CAMP ZAMA, Japan — When any technician on "CSI" puts a brightly colored piece of tape across a manila envelope, most Americans watching the police drama understand: A key item of evidence has just been secured in the quest to solve a mystery.

But in Japan, the "chain of custody" process is much less familiar, according to U.S. Army health officials at Camp Zama.

Securing evidence was one of the main issues discussed this week as U.S. and Japanese military and health officials work toward a policy to share laboratory space and testing capabilities in times of crises.

Evidence tampering, whether in a scientific study or a criminal investigation, is rarely an issue, according to Lt. Col. Tetsuro Kagao, who works in the defense policy division of Japan’s Ministry of Defense.

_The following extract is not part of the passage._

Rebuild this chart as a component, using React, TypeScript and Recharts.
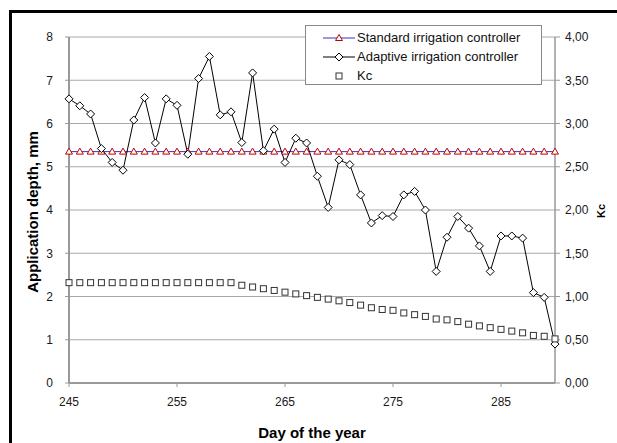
import {
  ComposedChart,
  Line,
  XAxis,
  YAxis,
  CartesianGrid,
  Legend,
} from "recharts";

const DAYS = [
  245, 246, 247, 248, 249, 250, 251, 252, 253, 254, 255, 256, 257, 258, 259, 260,
  261, 262, 263, 264, 265, 266, 267, 268, 269, 270, 271, 272, 273, 274, 275, 276,
  277, 278, 279, 280, 281, 282, 283, 284, 285, 286, 287, 288, 289, 290,
];

const ADAPTIVE = [
  6.57, 6.41, 6.22, 5.42, 5.1, 4.92, 6.08, 6.6, 5.55, 6.57, 6.42, 5.29, 7.04, 7.55, 6.2, 6.27,
  5.56, 7.17, 5.37, 5.87, 5.1, 5.66, 5.55, 4.78, 4.06, 5.16, 5.05, 4.35, 3.7, 3.87, 3.85, 4.35,
  4.43, 4.0, 2.58, 3.37, 3.85, 3.58, 3.17, 2.58, 3.4, 3.4, 3.35, 2.09, 1.98, 0.9,
];

const KC = [
  1.16, 1.16, 1.16, 1.16, 1.16, 1.16, 1.16, 1.16, 1.16, 1.16, 1.16, 1.16, 1.16, 1.16, 1.16, 1.16,
  1.13, 1.11, 1.09, 1.07, 1.05, 1.03, 1.01, 0.99, 0.97, 0.95, 0.93, 0.9, 0.87, 0.85, 0.84, 0.81,
  0.79, 0.77, 0.74, 0.73, 0.71, 0.68, 0.66, 0.64, 0.62, 0.6, 0.58, 0.55, 0.54, 0.51,
];

// the standard controller applies the same depth every day
const STANDARD_DEPTH = 5.35;

const X_TICKS = [245, 255, 265, 275, 285];
const LEFT_TICKS = [0, 1, 2, 3, 4, 5, 6, 7, 8];
const RIGHT_TICKS = [0, 0.5, 1, 1.5, 2, 2.5, 3, 3.5, 4];

const SERIES = [
  { key: "standard", name: "Standard irrigation controller" },
  { key: "adaptive", name: "Adaptive irrigation controller" },
  { key: "kc", name: "Kc" },
];

const data = DAYS.map((day, i) => ({
  day,
  standard: STANDARD_DEPTH,
  adaptive: ADAPTIVE[i],
  kc: KC[i],
}));

const FONT = "'Liberation Sans', Arial, sans-serif";
const AXIS = "#999999";
const GRID = "#a8a8a8";
const TICK = { fontSize: 12, fill: "#1a1a1a", fontFamily: FONT };

function Triangle({ cx, cy }: any) {
  if (cx == null || cy == null) return null;
  return (
    <polygon
      points={`${cx},${cy - 3.5} ${cx - 3.5},${cy + 2.5} ${cx + 3.5},${cy + 2.5}`}
      fill="#fff"
      stroke="#c00000"
      strokeWidth={1}
    />
  );
}

function Diamond({ cx, cy }: any) {
  if (cx == null || cy == null) return null;
  return (
    <polygon
      points={`${cx},${cy - 4} ${cx + 4},${cy} ${cx},${cy + 4} ${cx - 4},${cy}`}
      fill="#fff"
      stroke="#000"
      strokeWidth={1}
    />
  );
}

function Square({ cx, cy }: any) {
  if (cx == null || cy == null) return null;
  return <rect x={cx - 3} y={cy - 3} width={6} height={6} fill="#fff" stroke="#333" strokeWidth={1} />;
}

function LegendSample({ k }: { k: string }) {
  return (
    <svg width={32} height={12} style={{ display: "block" }}>
      {k === "standard" && <line x1={0} y1={6} x2={32} y2={6} stroke="#3333cc" />}
      {k === "adaptive" && <line x1={0} y1={6} x2={32} y2={6} stroke="#000" />}
      {k === "standard" && <Triangle cx={16} cy={6} />}
      {k === "adaptive" && <Diamond cx={16} cy={6} />}
      {k === "kc" && <Square cx={16} cy={6} />}
    </svg>
  );
}

function LegendBox() {
  return (
    <div
      style={{
        boxSizing: "border-box",
        width: 237,
        height: 60,
        border: "1px solid #888",
        background: "#fff",
        padding: "2px 0 0 17px",
        fontFamily: FONT,
        fontSize: 13,
        color: "#111",
      }}
    >
      {SERIES.map((s) => (
        <div key={s.key} style={{ display: "flex", alignItems: "center", height: 19 }}>
          <LegendSample k={s.key} />
          <span style={{ marginLeft: 2 }}>{s.name}</span>
        </div>
      ))}
    </div>
  );
}

const fmtKc = (v: number) => v.toFixed(2).replace(".", ",");

export default function App() {
  return (
    <div style={{ position: "absolute", left: 0, top: 0, width: 617, height: 443, background: "#fff" }}>
      <div
        style={{
          position: "absolute",
          left: 9,
          top: 10,
          width: 620,
          height: 440,
          borderLeft: "3px solid #000",
          borderTop: "3px solid #000",
        }}
      />
      <div style={{ position: "absolute", left: 0, top: 0 }}>
        <ComposedChart
          width={617}
          height={443}
          data={data}
          margin={{ top: 37, right: 22, bottom: 20, left: 24 }}
        >
          <CartesianGrid yAxisId="left" vertical={false} stroke={GRID} strokeWidth={1} />
          <XAxis
            dataKey="day"
            type="number"
            domain={[245, 290]}
            ticks={X_TICKS}
            height={40}
            tick={TICK}
            tickSize={4}
            tickMargin={10}
            stroke={AXIS}
            axisLine={{ stroke: AXIS, strokeWidth: 2 }}
            label={{
              content: () => (
                <text x={312} y={438} textAnchor="middle" fontFamily={FONT} fontSize={15} fontWeight="bold" fill="#000">
                  Day of the year
                </text>
              ),
            }}
          />
          <YAxis
            yAxisId="left"
            domain={[0, 8]}
            ticks={LEFT_TICKS}
            width={45}
            tick={TICK}
            tickSize={4}
            tickMargin={12}
            stroke={AXIS}
            axisLine={{ stroke: AXIS, strokeWidth: 2 }}
            label={{
              content: () => (
                <text
                  x={38}
                  y={212}
                  transform="rotate(-90 38 212)"
                  textAnchor="middle"
                  fontFamily={FONT}
                  fontSize={15}
                  fontWeight="bold"
                  fill="#000"
                >
                  Application depth, mm
                </text>
              ),
            }}
          />
          <YAxis
            yAxisId="right"
            orientation="right"
            domain={[0, 4]}
            ticks={RIGHT_TICKS}
            tickFormatter={fmtKc}
            width={40}
            tick={TICK}
            tickSize={5}
            tickMargin={5}
            stroke={AXIS}
            axisLine={{ stroke: AXIS, strokeWidth: 1.5 }}
            label={{
              content: () => (
                <text
                  x={605}
                  y={211}
                  transform="rotate(-90 605 211)"
                  textAnchor="middle"
                  fontFamily={FONT}
                  fontSize={11}
                  fontWeight="bold"
                  fill="#000"
                >
                  Kc
                </text>
              ),
            }}
          />
          <Legend
            verticalAlign="middle"
            content={() => <LegendBox />}
            wrapperStyle={{ left: 305, top: 25, width: 237, height: 60 }}
          />
          <Line
            yAxisId="left"
            dataKey="standard"
            name={SERIES[0].name}
            stroke="#3333cc"
            strokeWidth={1}
            dot={<Triangle />}
            activeDot={false}
            isAnimationActive={false}
          />
          <Line
            yAxisId="left"
            dataKey="adaptive"
            name={SERIES[1].name}
            stroke="#000"
            strokeWidth={1}
            dot={<Diamond />}
            activeDot={false}
            isAnimationActive={false}
          />
          <Line
            yAxisId="right"
            dataKey="kc"
            name={SERIES[2].name}
            stroke="none"
            dot={<Square />}
            activeDot={false}
            isAnimationActive={false}
          />
        </ComposedChart>
      </div>
    </div>
  );
}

"We are not used to worrying about that kind of thing," he said Wednesday. "But it’s the international standard. We would like to study it more."

The effort to share resources began about two years ago, according to Raymond Roy, the director of laboratory services for the U.S. Army Center for Health Promotion and Preventive Medicine–Pacific. The Army center tests for disease and contaminants for the military throughout the Pacific, and it also can discern samples from other countries in Asia who request assistance.

Both militaries and governments would like a better agreement to ensure quicker testing and response to chemical weapon attacks, infectious disease outbreaks or even local water contaminations. Currently, that sharing can happen only with approval from cabinet-level officials, or their bosses, Roy said.

"We all want to protect the health of Japanese soldiers and civilians, and of American soldiers and civilians," Army Col. Nancy Vause, the commander of the Army center, told the group. "The best way for us to do that is to work together."

To put a more workable plan in place, both countries have been visiting each other’s testing laboratories and sharing techniques, Roy said.

The United States and Japan have common technologies in testing, Roy said. One of the major differences is how the Japanese handle evidence.

The Americans must secure and sign for any sample or piece of evidence as it is collected, transported, tested and stored. The Japanese do not have a similar system, Kagao said.

The two countries would also like to share facilities in case an attack or a natural disaster renders one unusable, said Tomohiko Makino, an international risk management coordinator for Japan’s Ministry of Health, Labour and Welfare.

"It would enhance our abilities," he said.

Hammering out a final agreement will take time, Roy said, and he hesitated to offer a timeline. But he said the interest from the Japanese officials was more than encouraging.

"People think it’s an important topic," he said of the Japanese visitors on Zama. "That’s the thing I’m glad to see."